#### INFORMATION PROVIDED:
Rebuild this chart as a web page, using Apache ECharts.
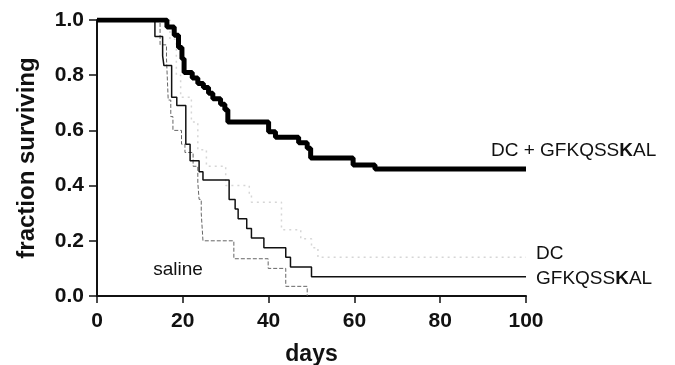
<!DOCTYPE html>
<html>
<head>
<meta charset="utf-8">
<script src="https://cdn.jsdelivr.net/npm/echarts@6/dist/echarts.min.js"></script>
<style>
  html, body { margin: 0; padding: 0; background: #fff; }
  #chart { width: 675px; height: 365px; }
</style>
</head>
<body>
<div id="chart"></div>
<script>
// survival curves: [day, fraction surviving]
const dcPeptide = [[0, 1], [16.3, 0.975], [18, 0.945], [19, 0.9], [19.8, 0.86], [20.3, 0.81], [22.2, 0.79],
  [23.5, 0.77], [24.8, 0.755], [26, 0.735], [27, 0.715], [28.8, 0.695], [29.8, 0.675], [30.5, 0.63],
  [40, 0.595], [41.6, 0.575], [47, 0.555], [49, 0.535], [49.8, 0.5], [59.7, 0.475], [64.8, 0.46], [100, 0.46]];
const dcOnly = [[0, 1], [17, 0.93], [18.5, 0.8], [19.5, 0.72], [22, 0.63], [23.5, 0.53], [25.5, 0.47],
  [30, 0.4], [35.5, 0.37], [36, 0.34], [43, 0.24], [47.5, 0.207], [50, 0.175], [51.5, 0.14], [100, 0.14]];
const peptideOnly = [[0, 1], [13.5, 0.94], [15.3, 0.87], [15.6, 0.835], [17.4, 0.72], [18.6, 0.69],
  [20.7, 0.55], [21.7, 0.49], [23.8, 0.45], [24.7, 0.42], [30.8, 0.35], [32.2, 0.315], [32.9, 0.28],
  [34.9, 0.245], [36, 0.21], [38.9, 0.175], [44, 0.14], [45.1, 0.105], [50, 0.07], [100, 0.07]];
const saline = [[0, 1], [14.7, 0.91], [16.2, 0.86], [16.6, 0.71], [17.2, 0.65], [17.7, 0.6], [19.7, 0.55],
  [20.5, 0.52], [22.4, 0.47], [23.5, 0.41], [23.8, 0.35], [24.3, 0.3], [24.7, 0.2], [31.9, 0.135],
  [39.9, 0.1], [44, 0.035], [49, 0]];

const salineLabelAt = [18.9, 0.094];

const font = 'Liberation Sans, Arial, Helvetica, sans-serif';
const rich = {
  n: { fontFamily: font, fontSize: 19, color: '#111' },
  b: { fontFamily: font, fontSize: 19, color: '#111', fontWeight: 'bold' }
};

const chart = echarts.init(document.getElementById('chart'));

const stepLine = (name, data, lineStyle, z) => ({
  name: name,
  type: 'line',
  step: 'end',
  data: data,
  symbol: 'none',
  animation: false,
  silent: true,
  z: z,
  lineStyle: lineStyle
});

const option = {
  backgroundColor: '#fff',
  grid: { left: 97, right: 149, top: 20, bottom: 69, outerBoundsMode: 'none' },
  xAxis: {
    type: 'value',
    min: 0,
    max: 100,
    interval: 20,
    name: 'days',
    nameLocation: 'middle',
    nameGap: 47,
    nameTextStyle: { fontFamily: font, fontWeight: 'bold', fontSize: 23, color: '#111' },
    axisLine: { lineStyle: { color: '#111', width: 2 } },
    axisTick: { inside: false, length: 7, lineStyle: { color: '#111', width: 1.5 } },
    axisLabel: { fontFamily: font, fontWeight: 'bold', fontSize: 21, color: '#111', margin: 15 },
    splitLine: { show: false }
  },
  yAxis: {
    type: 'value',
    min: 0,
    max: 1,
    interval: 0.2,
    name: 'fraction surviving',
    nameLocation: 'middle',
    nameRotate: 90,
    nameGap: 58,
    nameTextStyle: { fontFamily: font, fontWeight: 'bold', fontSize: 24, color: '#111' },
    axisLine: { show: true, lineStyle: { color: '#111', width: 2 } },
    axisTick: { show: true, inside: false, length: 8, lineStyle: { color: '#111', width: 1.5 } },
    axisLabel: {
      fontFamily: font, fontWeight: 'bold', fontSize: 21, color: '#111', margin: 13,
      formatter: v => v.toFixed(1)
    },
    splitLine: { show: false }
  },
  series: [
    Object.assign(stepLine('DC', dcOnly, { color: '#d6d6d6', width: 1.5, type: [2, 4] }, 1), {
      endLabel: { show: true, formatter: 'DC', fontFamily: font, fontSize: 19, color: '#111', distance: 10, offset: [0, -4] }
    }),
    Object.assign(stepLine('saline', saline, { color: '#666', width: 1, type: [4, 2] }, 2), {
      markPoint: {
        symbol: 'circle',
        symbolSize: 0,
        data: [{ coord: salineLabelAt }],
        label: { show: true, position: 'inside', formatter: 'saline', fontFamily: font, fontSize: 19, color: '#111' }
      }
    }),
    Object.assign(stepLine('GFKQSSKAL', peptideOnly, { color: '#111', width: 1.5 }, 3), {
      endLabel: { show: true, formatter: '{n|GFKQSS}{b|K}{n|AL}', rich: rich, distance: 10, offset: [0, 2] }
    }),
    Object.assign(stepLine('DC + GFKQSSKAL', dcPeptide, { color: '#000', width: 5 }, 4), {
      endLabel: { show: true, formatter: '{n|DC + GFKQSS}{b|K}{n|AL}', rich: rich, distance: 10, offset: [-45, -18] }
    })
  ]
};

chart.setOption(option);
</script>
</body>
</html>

#### TASK TO CARRY OUT:
Return to the listing above and set it down exactly, leaving out its pictures.

#### SOLUTION:
Rebuild this chart as a web page, using Apache ECharts.
<!DOCTYPE html>
<html>
<head>
<meta charset="utf-8">
<script src="https://cdn.jsdelivr.net/npm/echarts@6/dist/echarts.min.js"></script>
<style>
  html, body { margin: 0; padding: 0; background: #fff; }
  #chart { width: 675px; height: 365px; }
</style>
</head>
<body>
<div id="chart"></div>
<script>
// survival curves: [day, fraction surviving]
const dcPeptide = [[0, 1], [16.3, 0.975], [18, 0.945], [19, 0.9], [19.8, 0.86], [20.3, 0.81], [22.2, 0.79],
  [23.5, 0.77], [24.8, 0.755], [26, 0.735], [27, 0.715], [28.8, 0.695], [29.8, 0.675], [30.5, 0.63],
  [40, 0.595], [41.6, 0.575], [47, 0.555], [49, 0.535], [49.8, 0.5], [59.7, 0.475], [64.8, 0.46], [100, 0.46]];
const dcOnly = [[0, 1], [17, 0.93], [18.5, 0.8], [19.5, 0.72], [22, 0.63], [23.5, 0.53], [25.5, 0.47],
  [30, 0.4], [35.5, 0.37], [36, 0.34], [43, 0.24], [47.5, 0.207], [50, 0.175], [51.5, 0.14], [100, 0.14]];
const peptideOnly = [[0, 1], [13.5, 0.94], [15.3, 0.87], [15.6, 0.835], [17.4, 0.72], [18.6, 0.69],
  [20.7, 0.55], [21.7, 0.49], [23.8, 0.45], [24.7, 0.42], [30.8, 0.35], [32.2, 0.315], [32.9, 0.28],
  [34.9, 0.245], [36, 0.21], [38.9, 0.175], [44, 0.14], [45.1, 0.105], [50, 0.07], [100, 0.07]];
const saline = [[0, 1], [14.7, 0.91], [16.2, 0.86], [16.6, 0.71], [17.2, 0.65], [17.7, 0.6], [19.7, 0.55],
  [20.5, 0.52], [22.4, 0.47], [23.5, 0.41], [23.8, 0.35], [24.3, 0.3], [24.7, 0.2], [31.9, 0.135],
  [39.9, 0.1], [44, 0.035], [49, 0]];

const salineLabelAt = [18.9, 0.094];

const font = 'Liberation Sans, Arial, Helvetica, sans-serif';
const rich = {
  n: { fontFamily: font, fontSize: 19, color: '#111' },
  b: { fontFamily: font, fontSize: 19, color: '#111', fontWeight: 'bold' }
};

const chart = echarts.init(document.getElementById('chart'));

const stepLine = (name, data, lineStyle, z) => ({
  name: name,
  type: 'line',
  step: 'end',
  data: data,
  symbol: 'none',
  animation: false,
  silent: true,
  z: z,
  lineStyle: lineStyle
});

const option = {
  backgroundColor: '#fff',
  grid: { left: 97, right: 149, top: 20, bottom: 69, outerBoundsMode: 'none' },
  xAxis: {
    type: 'value',
    min: 0,
    max: 100,
    interval: 20,
    name: 'days',
    nameLocation: 'middle',
    nameGap: 47,
    nameTextStyle: { fontFamily: font, fontWeight: 'bold', fontSize: 23, color: '#111' },
    axisLine: { lineStyle: { color: '#111', width: 2 } },
    axisTick: { inside: false, length: 7, lineStyle: { color: '#111', width: 1.5 } },
    axisLabel: { fontFamily: font, fontWeight: 'bold', fontSize: 21, color: '#111', margin: 15 },
    splitLine: { show: false }
  },
  yAxis: {
    type: 'value',
    min: 0,
    max: 1,
    interval: 0.2,
    name: 'fraction surviving',
    nameLocation: 'middle',
    nameRotate: 90,
    nameGap: 58,
    nameTextStyle: { fontFamily: font, fontWeight: 'bold', fontSize: 24, color: '#111' },
    axisLine: { show: true, lineStyle: { color: '#111', width: 2 } },
    axisTick: { show: true, inside: false, length: 8, lineStyle: { color: '#111', width: 1.5 } },
    axisLabel: {
      fontFamily: font, fontWeight: 'bold', fontSize: 21, color: '#111', margin: 13,
      formatter: v => v.toFixed(1)
    },
    splitLine: { show: false }
  },
  series: [
    Object.assign(stepLine('DC', dcOnly, { color: '#d6d6d6', width: 1.5, type: [2, 4] }, 1), {
      endLabel: { show: true, formatter: 'DC', fontFamily: font, fontSize: 19, color: '#111', distance: 10, offset: [0, -4] }
    }),
    Object.assign(stepLine('saline', saline, { color: '#666', width: 1, type: [4, 2] }, 2), {
      markPoint: {
        symbol: 'circle',
        symbolSize: 0,
        data: [{ coord: salineLabelAt }],
        label: { show: true, position: 'inside', formatter: 'saline', fontFamily: font, fontSize: 19, color: '#111' }
      }
    }),
    Object.assign(stepLine('GFKQSSKAL', peptideOnly, { color: '#111', width: 1.5 }, 3), {
      endLabel: { show: true, formatter: '{n|GFKQSS}{b|K}{n|AL}', rich: rich, distance: 10, offset: [0, 2] }
    }),
    Object.assign(stepLine('DC + GFKQSSKAL', dcPeptide, { color: '#000', width: 5 }, 4), {
      endLabel: { show: true, formatter: '{n|DC + GFKQSS}{b|K}{n|AL}', rich: rich, distance: 10, offset: [-45, -18] }
    })
  ]
};

chart.setOption(option);
</script>
</body>
</html>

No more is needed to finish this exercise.